AVAILABLE DATA:
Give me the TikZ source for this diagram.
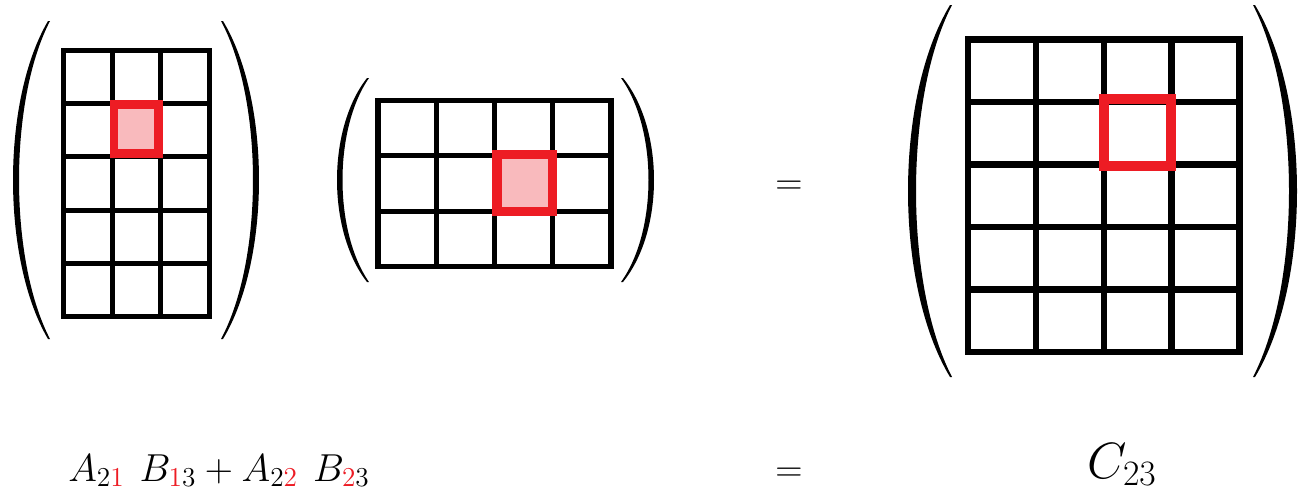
\RequirePackage{fix-cm}
\documentclass[tikz,border=0pt]{standalone}
\usepackage{amsmath}
\usepackage{xcolor}
\definecolor{hlred}{RGB}{237, 28, 36}
\definecolor{hlpink}{RGB}{249, 186, 189}

\begin{document}
\begin{tikzpicture}[x=0.02cm, y=-0.02cm,
    every node/.style={inner sep=0pt, anchor=base, font=\fontsize{21.5}{26}\selectfont},
    cellline/.style={draw=black, line width=#1},
    hlcell/.style={draw=hlred, line width=#1}]
\useasboundingbox (0,0) rectangle (1301,491);

% Parentheses: end x / middle x / top / bottom / side / thickness
\foreach \xe/\xm/\yt/\yb/\dir/\w in {48/13/21/339/1/6, 223/259/21/339/-1/6,
        367/337/78/282/1/5.5, 623/654/78/282/-1/5.5,
        950/908/5/377/1/8, 1255/1297/5/377/-1/8} {
    \fill[black] (\xe,\yt)
        .. controls ({\xe+1.333*(\xm-\xe)},{\yt+0.25*(\yb-\yt)}) and ({\xe+1.333*(\xm-\xe)},{\yt+0.75*(\yb-\yt)}) .. (\xe,\yb)
        -- ({\xe+(\dir)*2},\yb)
        .. controls ({\xe+(\dir)*2+1.333*(\xm+(\dir)*\w-\xe-(\dir)*2)},{\yt+0.75*(\yb-\yt)}) and ({\xe+(\dir)*2+1.333*(\xm+(\dir)*\w-\xe-(\dir)*2)},{\yt+0.25*(\yb-\yt)}) .. ({\xe+(\dir)*2},\yt)
        -- cycle;
}

% Matrix A: 5 rows x 3 columns
\begin{scope}
    \draw[cellline=2.85pt] (63.7,50) rectangle (209.3,316.7);
    \foreach \i in {1,2}
        \draw[cellline=2.85pt] ({63.7+\i*48.53},50) -- ({63.7+\i*48.53},316.7);
    \foreach \j in {1,...,4}
        \draw[cellline=2.85pt] (63.7,{50+\j*53.34}) -- (209.3,{50+\j*53.34});
    % entry (2,1)
    \draw[hlcell=4.8pt, fill=hlpink] (114.2,104.7) rectangle (158.5,153.3);
\end{scope}

% Matrix B: 3 rows x 4 columns
\begin{scope}
    \draw[cellline=3pt] (378,100.3) rectangle (611,266.7);
    \foreach \i in {1,2,3}
        \draw[cellline=3pt] ({378+\i*58.25},100.3) -- ({378+\i*58.25},266.7);
    \foreach \j in {1,2}
        \draw[cellline=3pt] (378,{100.3+\j*55.47}) -- (611,{100.3+\j*55.47});
    % entry (1,3)
    \draw[hlcell=5.3pt, fill=hlpink] (497,154.7) rectangle (552.8,211.2);
\end{scope}

% Matrix C: 5 rows x 4 columns
\begin{scope}
    \draw[cellline=3.6pt] (968,39.5) rectangle (1239.5,352);
    \foreach \i in {1,2,3}
        \draw[cellline=3.6pt] ({968+\i*67.88},39.5) -- ({968+\i*67.88},352);
    \foreach \j in {1,...,4}
        \draw[cellline=3.6pt] (968,{39.5+\j*62.5}) -- (1239.5,{39.5+\j*62.5});
    % entry (2,3)
    \draw[hlcell=5.9pt] (1104.2,99.2) rectangle (1171,166.2);
\end{scope}

% Equations
\node (eqtop) at (789,194) {$=$};
\node[font=\fontsize{22.2}{27}\selectfont] (lhs) at (219,481) {$A_{2\textcolor{hlred}{1}}\mkern7mu B_{\textcolor{hlred}{1}3}+A_{2\textcolor{hlred}{2}}\mkern7mu B_{\textcolor{hlred}{2}3}$};
\node (eqbot) at (789,481) {$=$};
\node[font=\fontsize{29}{34}\selectfont] (rhs) at (1122,478) {$C_{23}$};
\end{tikzpicture}
\end{document}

REQUIRED WORK:
Omit each picture, then return all of the listing exactly as it stands.

RESPONSE TO THE TASK:
Give me the TikZ source for this diagram.
\RequirePackage{fix-cm}
\documentclass[tikz,border=0pt]{standalone}
\usepackage{amsmath}
\usepackage{xcolor}
\definecolor{hlred}{RGB}{237, 28, 36}
\definecolor{hlpink}{RGB}{249, 186, 189}

\begin{document}
\begin{tikzpicture}[x=0.02cm, y=-0.02cm,
    every node/.style={inner sep=0pt, anchor=base, font=\fontsize{21.5}{26}\selectfont},
    cellline/.style={draw=black, line width=#1},
    hlcell/.style={draw=hlred, line width=#1}]
\useasboundingbox (0,0) rectangle (1301,491);

% Parentheses: end x / middle x / top / bottom / side / thickness
\foreach \xe/\xm/\yt/\yb/\dir/\w in {48/13/21/339/1/6, 223/259/21/339/-1/6,
        367/337/78/282/1/5.5, 623/654/78/282/-1/5.5,
        950/908/5/377/1/8, 1255/1297/5/377/-1/8} {
    \fill[black] (\xe,\yt)
        .. controls ({\xe+1.333*(\xm-\xe)},{\yt+0.25*(\yb-\yt)}) and ({\xe+1.333*(\xm-\xe)},{\yt+0.75*(\yb-\yt)}) .. (\xe,\yb)
        -- ({\xe+(\dir)*2},\yb)
        .. controls ({\xe+(\dir)*2+1.333*(\xm+(\dir)*\w-\xe-(\dir)*2)},{\yt+0.75*(\yb-\yt)}) and ({\xe+(\dir)*2+1.333*(\xm+(\dir)*\w-\xe-(\dir)*2)},{\yt+0.25*(\yb-\yt)}) .. ({\xe+(\dir)*2},\yt)
        -- cycle;
}

% Matrix A: 5 rows x 3 columns
\begin{scope}
    \draw[cellline=2.85pt] (63.7,50) rectangle (209.3,316.7);
    \foreach \i in {1,2}
        \draw[cellline=2.85pt] ({63.7+\i*48.53},50) -- ({63.7+\i*48.53},316.7);
    \foreach \j in {1,...,4}
        \draw[cellline=2.85pt] (63.7,{50+\j*53.34}) -- (209.3,{50+\j*53.34});
    % entry (2,1)
    \draw[hlcell=4.8pt, fill=hlpink] (114.2,104.7) rectangle (158.5,153.3);
\end{scope}

% Matrix B: 3 rows x 4 columns
\begin{scope}
    \draw[cellline=3pt] (378,100.3) rectangle (611,266.7);
    \foreach \i in {1,2,3}
        \draw[cellline=3pt] ({378+\i*58.25},100.3) -- ({378+\i*58.25},266.7);
    \foreach \j in {1,2}
        \draw[cellline=3pt] (378,{100.3+\j*55.47}) -- (611,{100.3+\j*55.47});
    % entry (1,3)
    \draw[hlcell=5.3pt, fill=hlpink] (497,154.7) rectangle (552.8,211.2);
\end{scope}

% Matrix C: 5 rows x 4 columns
\begin{scope}
    \draw[cellline=3.6pt] (968,39.5) rectangle (1239.5,352);
    \foreach \i in {1,2,3}
        \draw[cellline=3.6pt] ({968+\i*67.88},39.5) -- ({968+\i*67.88},352);
    \foreach \j in {1,...,4}
        \draw[cellline=3.6pt] (968,{39.5+\j*62.5}) -- (1239.5,{39.5+\j*62.5});
    % entry (2,3)
    \draw[hlcell=5.9pt] (1104.2,99.2) rectangle (1171,166.2);
\end{scope}

% Equations
\node (eqtop) at (789,194) {$=$};
\node[font=\fontsize{22.2}{27}\selectfont] (lhs) at (219,481) {$A_{2\textcolor{hlred}{1}}\mkern7mu B_{\textcolor{hlred}{1}3}+A_{2\textcolor{hlred}{2}}\mkern7mu B_{\textcolor{hlred}{2}3}$};
\node (eqbot) at (789,481) {$=$};
\node[font=\fontsize{29}{34}\selectfont] (rhs) at (1122,478) {$C_{23}$};
\end{tikzpicture}
\end{document}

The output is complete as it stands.